__WORK REQUIRED__: Starting at the first line of the listing below, repeat each line exactly until the line containing "(busname) at (43,471)", which you include. Leave out pictures.

** start of DATA LINES **

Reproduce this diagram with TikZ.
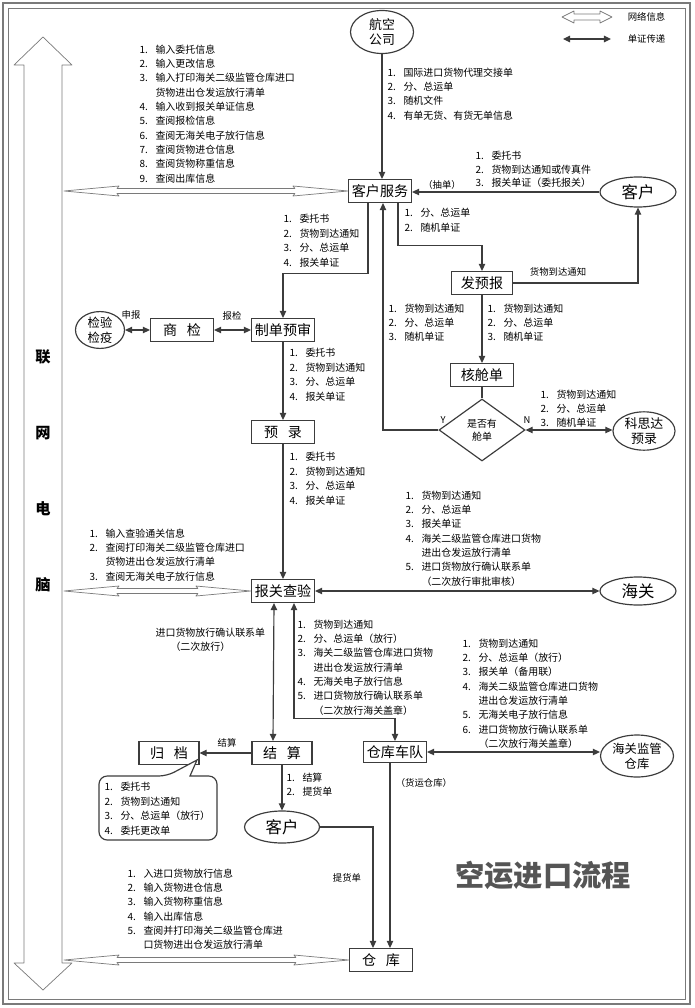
\documentclass[tikz,border=0pt]{standalone}
\usepackage{fontspec}
\setmainfont{Noto Sans CJK SC}
\usetikzlibrary{arrows.meta, positioning, shapes.geometric, calc}
\definecolor{cline}{HTML}{3C3C3C}
\definecolor{cframe}{HTML}{7A7A7A}
\definecolor{ctitle}{HTML}{555555}
\newcommand{\itm}[1]{\makebox[1.6em][l]{#1.}}
\newcommand{\cnt}{\hspace*{1.6em}}
\tikzset{
  every picture/.style={line width=1pt},
  box/.style={draw=cline, fill=white, inner sep=1pt, minimum width=1.89cm, minimum height=0.69cm, font=\fontsize{12}{14}\selectfont},
  ell/.style={ellipse, draw=cline, fill=white, inner sep=0pt, align=center},
  doc/.style={-{Triangle[length=6pt, width=5.5pt]}, draw=cline},
  docboth/.style={{Triangle[length=6pt, width=5.5pt]}-{Triangle[length=6pt, width=5.5pt]}, draw=cline},
  netarrow/.style={draw=cframe, fill=white, line width=0.6pt, line join=round},
  infolist/.style={anchor=north west, align=left, inner sep=0pt, font=\fontsize{8.5}{12.25}\selectfont},
  tagtext/.style={inner sep=1pt, font=\fontsize{8}{10}\selectfont},
}

\begin{document}
\begin{tikzpicture}[x=0.03cm, y=-0.03cm]
  \useasboundingbox (0,0) rectangle (694,1008);
  \draw[cframe, line width=1.3pt] (3,3) rectangle (690,1004);
  \draw[cframe, line width=0.8pt] (8,8) rectangle (685,999);

  % legend
  \coordinate (lgA) at (562,17);
  \coordinate (lgB) at (612,17);
  \coordinate (lgC) at (563,39);
  \coordinate (lgD) at (611,39);
  \draw[netarrow] (lgA) -- ++(12,-6) -- ++(0,3) -- ($(lgB)+(-12,-3)$) -- ++(0,-3) -- (lgB)
    -- ++(-12,6) -- ++(0,-3) -- ($(lgA)+(12,3)$) -- ++(0,3) -- cycle;
  \draw[docboth] (lgC) -- (lgD);
  \node[tagtext, anchor=west] (lgnet) at (626,17) {网络信息};
  \node[tagtext, anchor=west] (lgdoc) at (626,39) {单证传递};

  % network computer
  \draw[netarrow] (43,37) -- (72,65) -- (62,65) -- (62,963) -- (72,963) -- (43,990)
    -- (14,963) -- (24,963) -- (24,65) -- (14,65) -- cycle;
  \coordinate (bus) at (64,0);
  \node[align=center, font=\fontsize{13}{64.7}\selectfont\bfseries] (busname) at (43,471) {联\\网\\电\\脑};

  % nodes
  \node[ell, minimum width=1.89cm, minimum height=1.29cm, font=\fontsize{11}{13}\selectfont] (air) at (382,32) {航空\\公司};
  \node[box] (kfu) at (380,191) {客户服务};
  \node[ell, minimum width=2.28cm, minimum height=0.9cm, font=\fontsize{14}{16}\selectfont] (kh1) at (638,192) {客户};
  \node[box, minimum width=1.83cm] (fyb) at (482,283) {发预报};
  \node[box] (hcd) at (482,375) {核舱单};
  \node[diamond, draw=cline, fill=white, aspect=1.4, minimum width=2.58cm, minimum height=1.86cm, inner sep=0pt,
        align=center, font=\fontsize{8.5}{11}\selectfont] (ask) at (482,430) {是否有\\舱单};
  \node[ell, minimum width=1.86cm, minimum height=1.14cm, font=\fontsize{11}{13}\selectfont] (ksd) at (644,431) {科思达\\预录};
  \node[box] (zdy) at (283,330) {制单预审};
  \node[box] (sj) at (182,330) {商\hspace{0.7em}检};
  \node[ell, minimum width=1.47cm, minimum height=1.08cm, font=\fontsize{10.5}{12.5}\selectfont] (jyjy) at (100,330) {检验\\检疫};
  \node[box] (yl) at (283,432) {预\hspace{0.7em}录};
  \node[box] (bgc) at (283,591) {报关查验};
  \node[ell, minimum width=2.28cm, minimum height=0.84cm, font=\fontsize{14}{16}\selectfont] (hg) at (638,591) {海关};
  \node[box, minimum width=1.8cm] (js) at (282,753) {结\hspace{0.7em}算};
  \node[box, minimum width=1.8cm] (gd) at (169,753) {归\hspace{0.7em}档};
  \node[box, minimum height=0.63cm] (ckcd) at (395,752) {仓库车队};
  \node[ell, minimum width=2.19cm, minimum height=1.26cm, font=\fontsize{10.5}{12.5}\selectfont] (hgjg) at (637,756) {海关监管\\仓库};
  \node[ell, minimum width=2.25cm, minimum height=0.96cm, font=\fontsize{14}{16}\selectfont] (kh2) at (282,827) {客户};
  \node[box] (ck) at (381,960) {仓\hspace{0.7em}库};

  % network links
  \foreach \b in {kfu, bgc, ck} {
    \path (bus |- \b.west) coordinate (l) (\b.west) coordinate (r);
    \draw[netarrow] (l) -- ++(55,-5) -- ++(-2,2.5) -- ($(r)+(-53,-2.5)$) -- ++(-2,-2.5) -- (r)
      -- ++(-55,5) -- ++(2,-2.5) -- ($(l)+(53,2.5)$) -- ++(2,2.5) -- cycle;
  }

  % document flow
  \draw[doc] (air) -- (air |- kfu.north);
  \draw[doc] (kh1) -- (kh1 -| kfu.east);
  \draw[doc] ($(kfu.south)+(18,0)$) -- ++(0,42) -| (fyb.north);
  \draw[doc] (fyb) -| (kh1);
  \draw[doc] (fyb) -- (hcd);
  \draw[cline] (hcd) -- (ask);
  \draw[doc] (ask.west) -| ($(kfu.south)+(3,0)$);
  \draw[docboth] (ask.east) -- (ask.east -| ksd.west);
  \draw[doc] ($(kfu.south)+(-12,0)$) -- ++(0,70) -| (zdy.north);
  \draw[docboth] (jyjy) -- (sj);
  \draw[docboth] (sj) -- (zdy);
  \draw[doc] (zdy) -- (yl);
  \draw[doc] (yl) -- (bgc);
  \draw[docboth] (bgc) -- (hg);
  \draw[docboth] ($(bgc.south)+(-9,0)$) -- ($(js.north)+(-9,0)$);
  \draw[docboth] ($(bgc.south)+(11,0)$) -- ++(0,115) -| (ckcd.north);
  \draw[docboth] (ckcd) -- (ckcd -| hgjg.west);
  \draw[doc] (js) -- (gd);
  \draw[doc] (js) -- (kh2);
  \draw[doc] (kh2) -| ($(ck.north)+(-8,0)$);
  \draw[doc] ($(ckcd.south)+(-5,0)$) -- ($(ck.north)+(9,0)$);

  % archive note
  \draw[draw=cline, fill=white] (99,800) [rounded corners=7pt] -- (99,776) -- (167,776) [sharp corners] -- (197,760)
    -- (190,776) [rounded corners=7pt] -- (217,776) -- (217,840) -- (99,840) -- cycle;
  \node[infolist] (gdnote) at (104,782) {\itm{1}委托书\\ \itm{2}货物到达通知\\ \itm{3}分、总运单（放行）\\ \itm{4}委托更改单};

  % lists
  \node[infolist] (netA) at (139,44) {\itm{1}输入委托信息\\ \itm{2}输入更改信息\\ \itm{3}输入打印海关二级监管仓库进口\\
    \cnt 货物进出仓发运放行清单\\ \itm{4}输入收到报关单证信息\\ \itm{5}查阅报检信息\\ \itm{6}查阅无海关电子放行信息\\
    \itm{7}查阅货物进仓信息\\ \itm{8}查阅货物称重信息\\ \itm{9}查阅出库信息};
  \node[infolist] (airdoc) at (387,67) {\itm{1}国际进口货物代理交接单\\ \itm{2}分、总运单\\ \itm{3}随机文件\\ \itm{4}有单无货、有货无单信息};
  \node[infolist, font=\fontsize{8.5}{11.5}\selectfont] (khdoc) at (475,151) {\itm{1}委托书\\ \itm{2}货物到达通知或传真件\\ \itm{3}报关单证（委托报关）};
  \node[tagtext] (chou) at (442,185) {（抽单）};
  \node[infolist, font=\fontsize{8.5}{12.75}\selectfont] (fybdoc) at (404,208) {\itm{1}分、总运单\\ \itm{2}随机单证};
  \node[tagtext] (notice) at (558,272) {货物到达通知};
  \node[infolist] (backdoc) at (388,303) {\itm{1}货物到达通知\\ \itm{2}分、总运单\\ \itm{3}随机单证};
  \node[infolist] (hcddoc) at (487,303) {\itm{1}货物到达通知\\ \itm{2}分、总运单\\ \itm{3}随机单证};
  \node[infolist] (ksddoc) at (540,389) {\itm{1}货物到达通知\\ \itm{2}分、总运单\\ \itm{3}随机单证};
  \node[tagtext] (yes) at (443,420) {Y};
  \node[tagtext] (no) at (527,420) {N};
  \node[infolist] (zdydoc) at (283,214) {\itm{1}委托书\\ \itm{2}货物到达通知\\ \itm{3}分、总运单\\ \itm{4}报关单证};
  \node[tagtext] (shenbao) at (131,315) {申报};
  \node[tagtext] (baojian) at (232,316) {报检};
  \node[infolist] (yldoc) at (289,348) {\itm{1}委托书\\ \itm{2}货物到达通知\\ \itm{3}分、总运单\\ \itm{4}报关单证};
  \node[infolist] (bgcdoc) at (289,452) {\itm{1}委托书\\ \itm{2}货物到达通知\\ \itm{3}分、总运单\\ \itm{4}报关单证};
  \node[infolist] (netB) at (89,528) {\itm{1}输入查验通关信息\\ \itm{2}查阅打印海关二级监管仓库进口\\
    \cnt 货物进出仓发运放行清单\\ \itm{3}查阅无海关电子放行信息};
  \node[infolist] (hgdoc) at (405,490) {\itm{1}货物到达通知\\ \itm{2}分、总运单\\ \itm{3}报关单证\\
    \itm{4}海关二级监管仓库进口货物\\ \cnt 进出仓发运放行清单\\ \itm{5}进口货物放行确认联系单\\ \cnt（二次放行审批审核）};
  \node[infolist] (jsdoc) at (155,627) {进口货物放行确认联系单\\ \hspace*{1.5em}（二次放行）};
  \node[infolist] (cddoc) at (297,619) {\itm{1}货物到达通知\\ \itm{2}分、总运单（放行）\\ \itm{3}海关二级监管仓库进口货物\\
    \cnt 进出仓发运放行清单\\ \itm{4}无海关电子放行信息\\ \itm{5}进口货物放行确认联系单\\ \cnt（二次放行海关盖章）};
  \node[infolist] (jgdoc) at (462,638) {\itm{1}货物到达通知\\ \itm{2}分、总运单（放行）\\ \itm{3}报关单（备用联）\\
    \itm{4}海关二级监管仓库进口货物\\ \cnt 进出仓发运放行清单\\ \itm{5}无海关电子放行信息\\
    \itm{6}进口货物放行确认联系单\\ \cnt（二次放行海关盖章）};
  \node[tagtext] (jiesuan) at (227,743) {结算};
  \node[infolist, font=\fontsize{8.5}{12.75}\selectfont] (kh2doc) at (286,772) {\itm{1}结算\\ \itm{2}提货单};
  \node[tagtext, anchor=west] (huoyun) at (394,783) {（货运仓库）};
  \node[tagtext] (tihuo) at (347,878) {提货单};
  \node[infolist] (netC) at (127,868) {\itm{1}入进口货物放行信息\\ \itm{2}输入货物进仓信息\\ \itm{3}输入货物称重信息\\
    \itm{4}输入出库信息\\ \itm{5}查阅并打印海关二级监管仓库进\\ \cnt 口货物进出仓发运放行清单};

  % title
  \node[font=\fontsize{25}{25}\selectfont\bfseries, text=ctitle] (title) at (543,875) {空运进口流程};
\end{tikzpicture}
\end{document}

** end of DATA LINES **

__THE COMPLETED TASK__:
Reproduce this diagram with TikZ.
\documentclass[tikz,border=0pt]{standalone}
\usepackage{fontspec}
\setmainfont{Noto Sans CJK SC}
\usetikzlibrary{arrows.meta, positioning, shapes.geometric, calc}
\definecolor{cline}{HTML}{3C3C3C}
\definecolor{cframe}{HTML}{7A7A7A}
\definecolor{ctitle}{HTML}{555555}
\newcommand{\itm}[1]{\makebox[1.6em][l]{#1.}}
\newcommand{\cnt}{\hspace*{1.6em}}
\tikzset{
  every picture/.style={line width=1pt},
  box/.style={draw=cline, fill=white, inner sep=1pt, minimum width=1.89cm, minimum height=0.69cm, font=\fontsize{12}{14}\selectfont},
  ell/.style={ellipse, draw=cline, fill=white, inner sep=0pt, align=center},
  doc/.style={-{Triangle[length=6pt, width=5.5pt]}, draw=cline},
  docboth/.style={{Triangle[length=6pt, width=5.5pt]}-{Triangle[length=6pt, width=5.5pt]}, draw=cline},
  netarrow/.style={draw=cframe, fill=white, line width=0.6pt, line join=round},
  infolist/.style={anchor=north west, align=left, inner sep=0pt, font=\fontsize{8.5}{12.25}\selectfont},
  tagtext/.style={inner sep=1pt, font=\fontsize{8}{10}\selectfont},
}

\begin{document}
\begin{tikzpicture}[x=0.03cm, y=-0.03cm]
  \useasboundingbox (0,0) rectangle (694,1008);
  \draw[cframe, line width=1.3pt] (3,3) rectangle (690,1004);
  \draw[cframe, line width=0.8pt] (8,8) rectangle (685,999);

  % legend
  \coordinate (lgA) at (562,17);
  \coordinate (lgB) at (612,17);
  \coordinate (lgC) at (563,39);
  \coordinate (lgD) at (611,39);
  \draw[netarrow] (lgA) -- ++(12,-6) -- ++(0,3) -- ($(lgB)+(-12,-3)$) -- ++(0,-3) -- (lgB)
    -- ++(-12,6) -- ++(0,-3) -- ($(lgA)+(12,3)$) -- ++(0,3) -- cycle;
  \draw[docboth] (lgC) -- (lgD);
  \node[tagtext, anchor=west] (lgnet) at (626,17) {网络信息};
  \node[tagtext, anchor=west] (lgdoc) at (626,39) {单证传递};

  % network computer
  \draw[netarrow] (43,37) -- (72,65) -- (62,65) -- (62,963) -- (72,963) -- (43,990)
    -- (14,963) -- (24,963) -- (24,65) -- (14,65) -- cycle;
  \coordinate (bus) at (64,0);
  \node[align=center, font=\fontsize{13}{64.7}\selectfont\bfseries] (busname) at (43,471) {联\\网\\电\\脑};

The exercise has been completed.